A block of data:
************

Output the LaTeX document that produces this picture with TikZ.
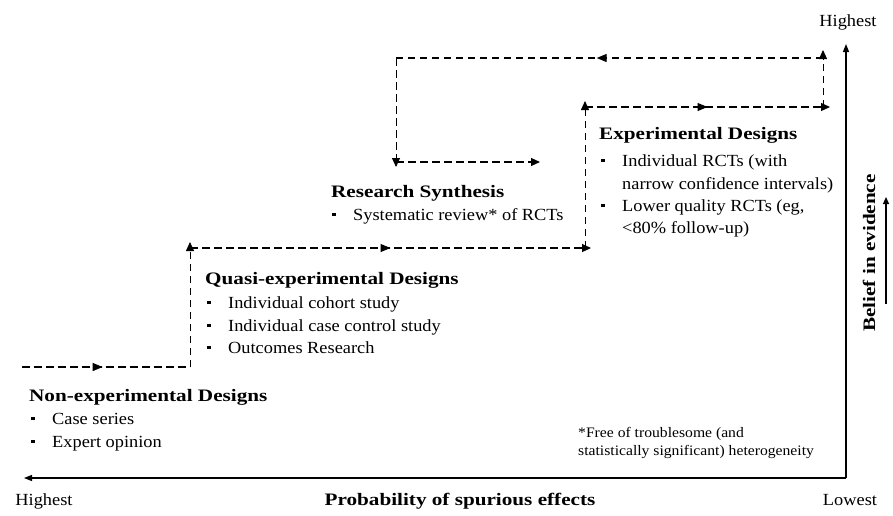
\documentclass[tikz,border=0pt]{standalone}
\usepackage{fontspec}
\setmainfont{Liberation Serif}[FakeStretch=1.08]
\newfontfamily\boldstretch{Liberation Serif}[FakeStretch=1.21]
\usetikzlibrary{arrows.meta,decorations.markings}
\newcommand\bodyf{\fontsize{17}{20}\selectfont}
\newcommand\titlef{\boldstretch\bfseries\fontsize{17.5}{20}\selectfont}
\newcommand\notef{\fontsize{14.5}{17}\selectfont}
\newcommand\bul{\makebox[21pt][l]{\rule[4pt]{3.5pt}{3.5pt}}}
\tikzset{
  flow/.style={dash pattern=on 7.5pt off 4.5pt, line width=1.2pt},
  vflow/.style={dash pattern=on 7.5pt off 4.5pt, line width=0.9pt},
  tipend/.style={-{Triangle[length=9pt,width=8pt]}},
  midarrow/.style={postaction={decorate}, decoration={markings,
      mark=at position #1 with {\arrow{Triangle[length=10pt,width=8pt]}}}},
  axisline/.style={line width=1.2pt, -{Triangle[length=8pt,width=6pt]}},
  txt/.style={anchor=base west, inner sep=0pt, font=\bodyf},
  ttl/.style={anchor=base west, inner sep=0pt, font=\titlef},
  note/.style={anchor=base west, inner sep=0pt, font=\notef},
  lbl/.style={anchor=base, inner sep=0pt, font=\bodyf},
}
\begin{document}
\begin{tikzpicture}[x=1pt,y=-1pt]
\useasboundingbox (0,0) rectangle (893,515);

% staircase corner points
\coordinate (s0) at (22,367);
\coordinate (s1) at (190,367);
\coordinate (s2tip) at (190,242);
\coordinate (s2) at (190,248);
\coordinate (s3) at (591,248);
\coordinate (s3v) at (585,248);
\coordinate (s4tip) at (585,101);
\coordinate (s4) at (585,107);
\coordinate (s5) at (830,107);
\coordinate (s5v) at (823,107);
\coordinate (s6tip) at (823,50);
\coordinate (s6) at (823,58);
\coordinate (s7) at (396,58);
\coordinate (s8tip) at (396,167);
\coordinate (s8) at (396,162);
\coordinate (s9) at (540,162);

\draw[flow, midarrow=0.48] (s0) -- (s1);
\draw[vflow, tipend] (s1) -- (s2tip);
\draw[flow, midarrow=0.5, tipend] (s2) -- (s3);
\draw[vflow, tipend] (s3v) -- (s4tip);
\draw[flow, midarrow=0.5, tipend] (s4) -- (s5);
\draw[vflow, tipend] (s5v) -- (s6tip);
\draw[flow, midarrow=0.53] (s6) -- (s7);
\draw[vflow, tipend] (s7) -- (s8tip);
\draw[flow, tipend] (s8) -- (s9);

% axes
\coordinate (origin) at (846,478);
\coordinate (xend) at (24,478);
\coordinate (yend) at (846,44);
\draw[axisline] (origin) -- (xend);
\draw[axisline] (origin) -- (yend);
\coordinate (beliefbot) at (886,304);
\coordinate (belieftop) at (886,197);
\draw[line width=1.3pt, -{Triangle[length=7pt,width=6pt]}] (beliefbot) -- (belieftop);

% Non-experimental
\node[ttl] (ne) at (29,401) {Non-experimental Designs};
\node[txt] (ne1) at (31,424) {\bul Case series};
\node[txt] (ne2) at (31,447) {\bul Expert opinion};

% Quasi-experimental
\node[ttl] (qe) at (205,284) {Quasi-experimental Designs};
\node[txt] (qe1) at (207,308) {\bul Individual cohort study};
\node[txt] (qe2) at (207,331) {\bul Individual case control study};
\node[txt] (qe3) at (207,353) {\bul Outcomes Research};

% Research synthesis
\node[ttl] (rs) at (331,197) {Research Synthesis};
\node[txt] (rs1) at (332,220) {\bul Systematic review* of RCTs};

% Experimental
\node[ttl] (ex) at (599,139) {Experimental Designs};
\node[txt] (ex1) at (601,166) {\bul Individual RCTs (with};
\node[txt] (ex2) at (622,189) {narrow confidence intervals)};
\node[txt] (ex3) at (601,211) {\bul Lower quality RCTs (eg,};
\node[txt] (ex4) at (622,233) {<80\% follow-up)};

% footnote
\node[note] (fn1) at (578,437) {*Free of troublesome (and};
\node[note] (fn2) at (578,455) {statistically significant) heterogeneity};

% axis labels
\node[lbl] (hl) at (44,505) {Highest};
\node[lbl, font=\titlef] (px) at (460,505) {Probability of spurious effects};
\node[lbl] (lo) at (850,505) {Lowest};
\node[lbl] (ht) at (848,26) {Highest};
\node[inner sep=0pt, font=\titlef, rotate=90] (bel) at (869,253) {Belief in evidence};
\end{tikzpicture}
\end{document}
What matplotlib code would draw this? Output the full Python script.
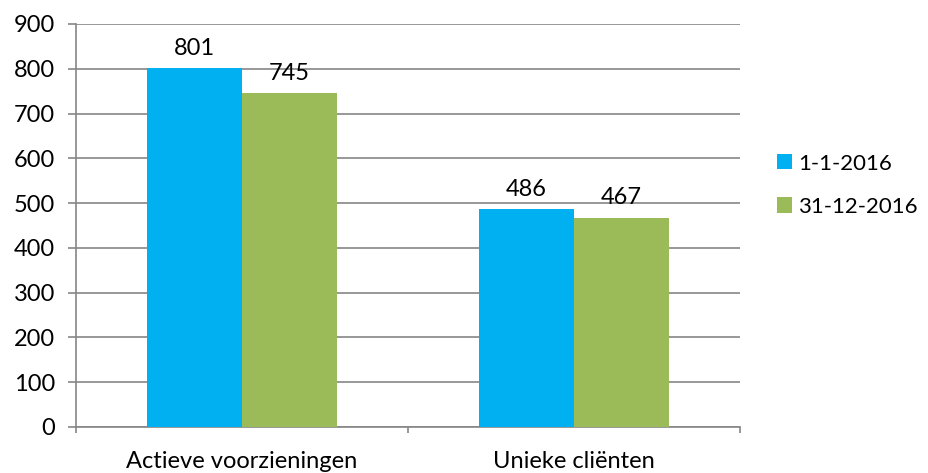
import matplotlib.pyplot as plt
import numpy as np

# data
categories = ['Actieve voorzieningen', 'Unieke cliënten']
series_names = ['1-1-2016', '31-12-2016']
begin_values = [801, 486]
end_values = [745, 467]

blue = '#00B0F0'
green = '#9BBB59'
grid = '#868686'
fs = 17

plt.rcParams['font.family'] = ['Lato', 'DejaVu Sans']

fig = plt.figure(figsize=(9.29, 4.73), dpi=100)
ax = fig.add_axes([0.0818, 0.0973, 0.7148, 0.852])

x = np.arange(len(categories))
w = 0.286
b1 = ax.bar(x - w / 2, begin_values, w, color=blue, label=series_names[0], zorder=3)
b2 = ax.bar(x + w / 2, end_values, w, color=green, label=series_names[1], zorder=3)

for bars, vals in ((b1, begin_values), (b2, end_values)):
    for r, v in zip(bars, vals):
        ax.annotate(str(v), (r.get_x() + r.get_width() / 2, v), xytext=(0, 7),
                    textcoords='offset points', ha='center', va='bottom', fontsize=fs)

ax.set_xlim(-0.5, 1.5)
ax.set_ylim(0, 900)
ax.set_yticks(range(0, 901, 100))
ax.yaxis.grid(True, color=grid, linewidth=1.2, zorder=0)
ax.tick_params(axis='y', length=6, color=grid, width=1.2, labelsize=fs, pad=9)

ax.set_xticks(x)
ax.set_xticklabels(categories, fontsize=fs)
ax.set_xticks([-0.5, 0.5, 1.5], minor=True)
ax.tick_params(axis='x', which='major', length=0, pad=17)
ax.tick_params(axis='x', which='minor', length=4.5, color=grid, width=1.2)

for s in ['top', 'right']:
    ax.spines[s].set_visible(False)
for s in ['left', 'bottom']:
    ax.spines[s].set_color(grid)
    ax.spines[s].set_linewidth(1.2)

ax.legend(loc='center left', bbox_to_anchor=(1.025, 0.60), frameon=False, fontsize=16,
          handlelength=0.68, handleheight=0.68, handletextpad=0.3, labelspacing=1.05)

fig.savefig('out.png', dpi=100)
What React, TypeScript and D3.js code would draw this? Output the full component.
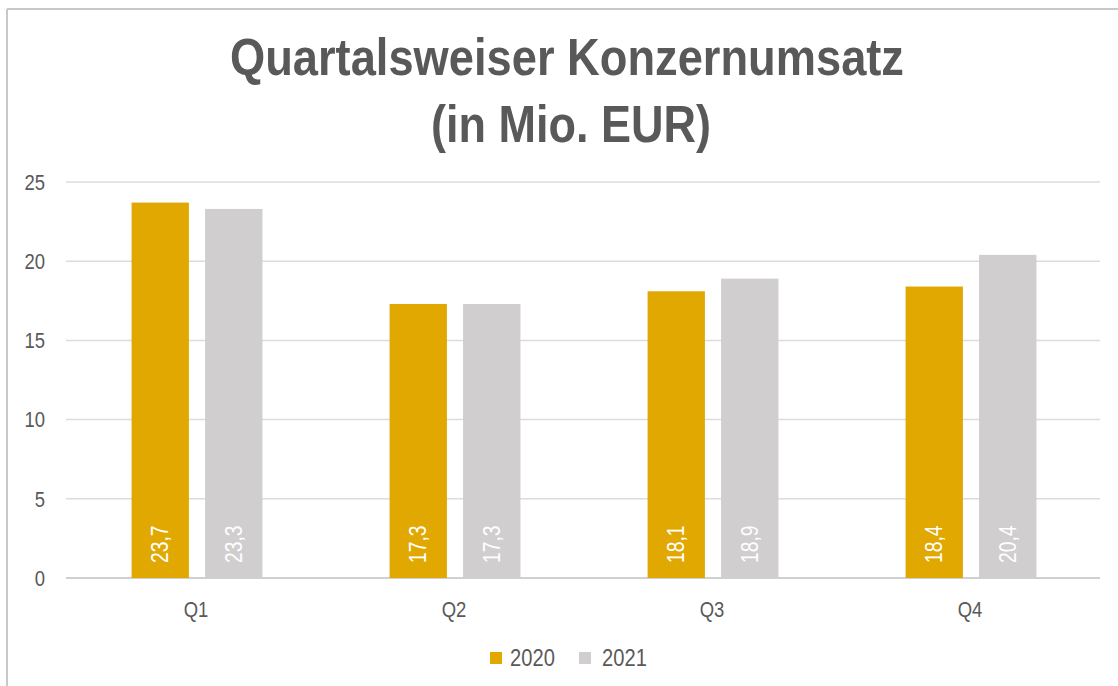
import React from "react";
import * as d3 from "d3";

const categories = ["Q1", "Q2", "Q3", "Q4"];
const seriesNames = ["2020", "2021"];
const values2020 = [23.7, 17.3, 18.1, 18.4];
const values2021 = [23.3, 17.3, 18.9, 20.4];
const yTicks = [0, 5, 10, 15, 20, 25];
const titleLines = ["Quartalsweiser Konzernumsatz", "(in Mio. EUR)"];
const colors = ["#E0A800", "#D0CECE"];

const W = 1118;
const H = 686;
const FONT = "'Liberation Sans Narrow', 'Arial Narrow', 'Liberation Sans', Arial, sans-serif";
const TEXT = "#595959";
const NARROW = 0.84;

function NText(props: {
  x: number;
  y: number;
  rotate?: number;
  anchor?: "start" | "middle" | "end";
  size: number;
  fill: string;
  dy?: string;
  children: React.ReactNode;
}) {
  const { x, y, rotate = 0, anchor = "start", size, fill, dy, children } = props;
  return (
    <g transform={`translate(${x},${y}) rotate(${rotate}) scale(${NARROW},1)`}>
      <text x={0} y={0} dy={dy} textAnchor={anchor} fontFamily={FONT} fontSize={size} fill={fill}>
        {children}
      </text>
    </g>
  );
}

export default function App() {
  const seriesValues = [values2020, values2021];
  const y = d3.scaleLinear().domain([0, 25]).range([578, 182]);
  const x0 = d3.scaleBand<string>().domain(categories).range([68, 1100]).padding(0);
  const x1 = d3
    .scaleBand<string>()
    .domain(seriesNames)
    .range([0, x0.bandwidth()])
    .paddingInner(0.22)
    .paddingOuter(0.865);
  const fmt = (v: number) => v.toFixed(1).replace(".", ",");

  return (
    <svg
      width={W}
      height={H}
      style={{ position: "absolute", left: 0, top: 0, background: "#fff" }}
    >
      <rect x={0} y={0} width={W} height={H} fill="#fff" />
      {/* frame */}
      <line x1={7} y1={9} x2={W} y2={9} stroke="#c8c8c8" strokeWidth={2} />
      <line x1={7} y1={9} x2={7} y2={H} stroke="#c8c8c8" strokeWidth={2} />

      {/* title */}
      <text
        x={567}
        y={75}
        textAnchor="middle"
        fontFamily={FONT}
        fontWeight="bold"
        fontSize={52}
        fill={TEXT}
        textLength={674}
        lengthAdjust="spacingAndGlyphs"
      >
        {titleLines[0]}
      </text>
      <text
        x={571}
        y={142}
        textAnchor="middle"
        fontFamily={FONT}
        fontWeight="bold"
        fontSize={52}
        fill={TEXT}
        textLength={280}
        lengthAdjust="spacingAndGlyphs"
      >
        {titleLines[1]}
      </text>

      {/* gridlines */}
      {yTicks.map((t) => (
        <line
          key={t}
          x1={66}
          x2={1100}
          y1={y(t)}
          y2={y(t)}
          stroke={t === 0 ? "#d0d0d0" : "#dcdcdc"}
          strokeWidth={t === 0 ? 2 : 1.5}
        />
      ))}
      {yTicks.map((t) => (
        <NText key={"l" + t} x={45} y={y(t)} dy="0.35em" anchor="end" size={22} fill={TEXT}>
          {t}
        </NText>
      ))}

      {/* bars */}
      {categories.map((c, i) => (
        <g key={c} transform={`translate(${x0(c)},0)`}>
          {seriesNames.map((s, j) => {
            const v = seriesValues[j][i];
            const bx = x1(s)!;
            const bw = x1.bandwidth();
            return (
              <g key={s}>
                <rect x={bx} y={y(v)} width={bw} height={y(0) - y(v)} fill={colors[j]} />
                <NText x={bx + bw / 2} y={563} rotate={-90} dy="0.35em" size={23} fill="#ffffff">
                  {fmt(v)}
                </NText>
              </g>
            );
          })}
          <NText x={x0.bandwidth() / 2 - 1} y={617} anchor="middle" size={22} fill={TEXT}>
            {c}
          </NText>
        </g>
      ))}

      {/* legend */}
      {seriesNames.map((s, j) => {
        const lx = 490 + j * 89;
        return (
          <g key={s}>
            <rect x={lx} y={652} width={12} height={12} fill={colors[j]} />
            <NText x={lx + 20 + j * 3} y={666} size={24} fill={TEXT}>
              {s}
            </NText>
          </g>
        );
      })}
    </svg>
  );
}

************

:: Work to do ::
Print exactly the lines from the line containing "What React, TypeScript" through the line containing "import * as", and omit any picture found among them.

:: Result of this task ::
What React, TypeScript and D3.js code would draw this? Output the full component.
import React from "react";
import * as d3 from "d3";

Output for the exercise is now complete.